Las Vegas police searched convention authority offices and arrested a key former executive to determine whether the agency’s retired CEO Rossi Ralenkotter knew that airline gift cards he and other staff used for personal trips were purchased with public money, a knowledgeable source said.
Metro police detectives arrested Brig Lawson, the former director of business partnerships at the Las Vegas Convention and Visitors Authority, on a felony theft charge Wednesday night. He was released Thursday morning on a $10,000 bond, according to Las Vegas Justice Court records.
Investigators have no evidence that Ralenkotter knew that Lawson had bought the Southwest Airlines gift cards with public funds before using $17,000 of them for himself, his wife and other relatives, the source said.
Ralenkotter said Friday that he was not aware the Southwest cards had been purchased with public funds until he talked with top agency executives in 2017. The cards were bought between 2012 and 2017.
“I was totally transparent with that whole thing from the beginning,” he said.
Convention authority staff had reviewed the records weeks or months before police seized them and found no evidence tying Ralenkotter to the purchase of the cards, another source said. The payments for the cards were hidden in promotional events for Southwest Airlines, auditors said.
Police, who have obtained Southwest Airlines records that show who used the gift cards, hope Lawson can assist in the investigation.
Lawson and his lawyer, Russell Marsh, could not be reached for comment Friday.
Audit sparks investigation
The police investigation started after an outside agency audit showed Lawson bought $90,000 worth of Southwest gift cards by hiding them in promotional events with the airline, records show. The audit was prompted by a series of Review-Journal stories that uncovered questionable spending on travel and alcohol at the agency, rides provided to top officials by convention security staff and lax oversight of expensive gifts at the authority’s warehouse.

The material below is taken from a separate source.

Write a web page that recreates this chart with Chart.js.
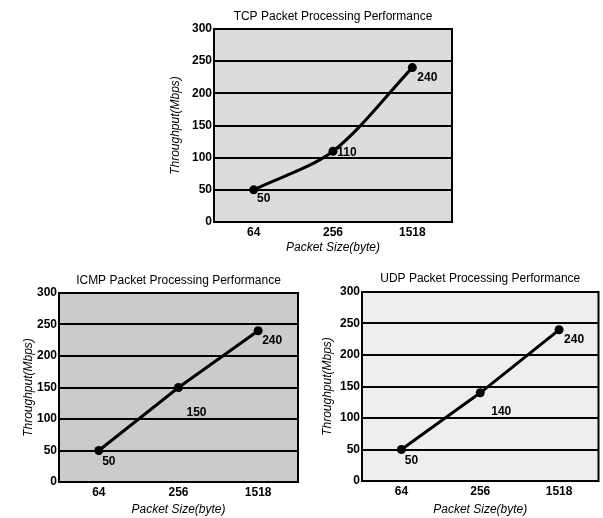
<!DOCTYPE html>
<html>
<head>
<meta charset="utf-8">
<script src="https://cdn.jsdelivr.net/npm/chart.js@4"></script>
<style>
  html, body { margin: 0; padding: 0; background: #fff; }
  body { width: 603px; height: 518px; position: relative; overflow: hidden; }
  canvas { position: absolute; }
</style>
</head>
<body>
<canvas id="tcpChart" width="300" height="260" style="left:160px;top:0px"></canvas>
<canvas id="icmpChart" width="305" height="256" style="left:0px;top:262px"></canvas>
<canvas id="udpChart" width="300" height="256" style="left:303px;top:262px"></canvas>
<script>
  // data
  const packetSizes = ['64', '256', '1518'];
  const tcpThroughput = [50, 110, 240];
  const icmpThroughput = [50, 150, 240];
  const udpThroughput = [50, 140, 240];
  const yTickValues = [0, 50, 100, 150, 200, 250, 300];

  const FONT = '"Liberation Sans", Arial, sans-serif';

  // fill + frame of the plot area, and the value labels next to points
  const plotBox = {
    id: 'plotBox',
    beforeDraw(chart, args, opts) {
      const { ctx, chartArea: a } = chart;
      ctx.save();
      ctx.fillStyle = opts.bg;
      ctx.fillRect(a.left, a.top, a.right - a.left, a.bottom - a.top);
      ctx.restore();
    },
    beforeDatasetsDraw(chart) {
      const { ctx, chartArea: a } = chart;
      ctx.save();
      ctx.strokeStyle = '#000';
      ctx.lineWidth = 2;
      ctx.strokeRect(a.left, a.top, a.right - a.left, a.bottom - a.top);
      ctx.restore();
    },
    afterDatasetsDraw(chart, args, opts) {
      const { ctx } = chart;
      const meta = chart.getDatasetMeta(0);
      const vals = chart.data.datasets[0].data;
      ctx.save();
      ctx.font = 'bold 12px ' + FONT;
      ctx.fillStyle = '#000';
      ctx.textAlign = 'center';
      ctx.textBaseline = 'middle';
      meta.data.forEach((pt, i) => {
        const off = opts.offsets[i];
        ctx.fillText(String(vals[i]), pt.x + off[0], pt.y + off[1]);
      });
      ctx.restore();
    }
  };

  function makeChart(id, title, values, o) {
    const ctx = document.getElementById(id).getContext('2d');
    return new Chart(ctx, {
      type: 'line',
      data: {
        labels: packetSizes,
        datasets: [{
          data: values,
          borderColor: '#000',
          backgroundColor: '#000',
          borderWidth: 3,
          pointRadius: 4.5,
          pointBackgroundColor: '#000',
          pointBorderWidth: 0,
          tension: o.tension,
          fill: false
        }]
      },
      options: {
        responsive: false,
        animation: false,
        devicePixelRatio: 1,
        layout: { padding: { left: 0, right: o.padRight, top: 0, bottom: 0 } },
        plugins: {
          legend: { display: false },
          tooltip: { enabled: false },
          title: {
            display: true,
            text: title,
            fullSize: false,
            color: '#000',
            font: { family: FONT, size: 12, weight: 'normal' },
            padding: { top: o.titlePad[0], bottom: o.titlePad[1] }
          },
          plotBox: { bg: o.bg, offsets: o.offsets }
        },
        scales: {
          x: {
            offset: true,
            grid: { display: false, drawTicks: false },
            border: { display: true, color: '#000', width: 2 },
            ticks: { color: '#000', padding: 3, maxRotation: 0, font: { family: FONT, size: 12, weight: 'bold' } },
            title: {
              display: true,
              text: 'Packet Size(byte)',
              color: '#000',
              font: { family: FONT, size: 12, style: 'italic' },
              padding: { top: 0, bottom: o.xTitlePad }
            },
            afterFit(scale) { scale.height = o.xAxisHeight; }
          },
          y: {
            min: 0,
            max: 300,
            afterBuildTicks(scale) { scale.ticks = yTickValues.map(v => ({ value: v })); },
            grid: { color: '#000', lineWidth: 2, drawTicks: false },
            border: { display: true, color: '#000', width: 2 },
            ticks: { color: '#000', padding: 2, font: { family: FONT, size: 12, weight: 'bold' } },
            title: {
              display: true,
              text: 'Throughput(Mbps)',
              color: '#000',
              font: { family: FONT, size: 12, style: 'italic' },
              padding: { top: o.yTitlePad, bottom: 0 }
            },
            afterFit(scale) { scale.width = o.yAxisWidth; }
          }
        }
      },
      plugins: [plotBox]
    });
  }

  makeChart('tcpChart', 'TCP Packet Processing Performance', tcpThroughput, {
    bg: '#dcdcdc', tension: 0.3, padRight: 8, yAxisWidth: 54, xAxisHeight: 38,
    titlePad: [9, 5.6], yTitlePad: 8, xTitlePad: 4.8,
    offsets: [[10, 9], [14, 1], [15, 10]]
  });

  makeChart('icmpChart', 'ICMP Packet Processing Performance', icmpThroughput, {
    bg: '#cbcbcb', tension: 0, padRight: 7, yAxisWidth: 59, xAxisHeight: 36,
    titlePad: [11.8, 4.8], yTitlePad: 21, xTitlePad: 1,
    offsets: [[10, 11], [18, 25], [14, 10]]
  });

  makeChart('udpChart', 'UDP Packet Processing Performance', udpThroughput, {
    bg: '#eeeeee', tension: 0, padRight: 4, yAxisWidth: 59, xAxisHeight: 37,
    titlePad: [9.8, 5.8], yTitlePad: 17, xTitlePad: 1,
    offsets: [[10, 11], [21, 19], [15, 10]]
  });
</script>
</body>
</html>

Police first visited the agency about nine months ago looking for records, and informed convention authority executives at the time that Ralenkotter and Lawson were targets of the probe. Police returned Wednesday with a search warrant seeking seven years of emails and other electronic data from the backup server.
Of the $90,000 in gift cards, agency staff determined that $20,000 was used for legitimate travel and $20,000 was used by staff and a board member for personal travel, including the $17,000 Ralenkotter repaid.
Agency staff could not track down about $50,000 worth of the gift cards, but police obtained information about those trips through a subpoena served on Southwest Airlines.
Ralenkotter retired in August with a nearly $300,000 pension and a $455,000 retirement package, including an 18-month consulting deal with the agency. Police issued an unusual letter before Ralenkotter’s retirement saying they had no evidence he had done anything wrong “at this time.”
Ralenkotter sought a meeting with Metro Sheriff Joe Lombardo a month after he learned he was a target of the investigation to discuss a new substation on convention grounds, the Review-Journal reported last week. The meeting, which happened in October, raised conflict-of-interest questions, according to experts.
But the ongoing investigation apparently switched into top gear this week as police arrested Lawson and served the search warrant on agency staff.
Those records could show if Lawson and Ralenkotter exchanged any emails about the gifts cards.
The Review-Journal is owned by the family of Las Vegas Sands Corp. Chairman and CEO Sheldon Adelson. Las Vegas Sands Corp. operates the Sands Expo &Convention Center, which competes with the LVCVA-operated Las Vegas Convention Center.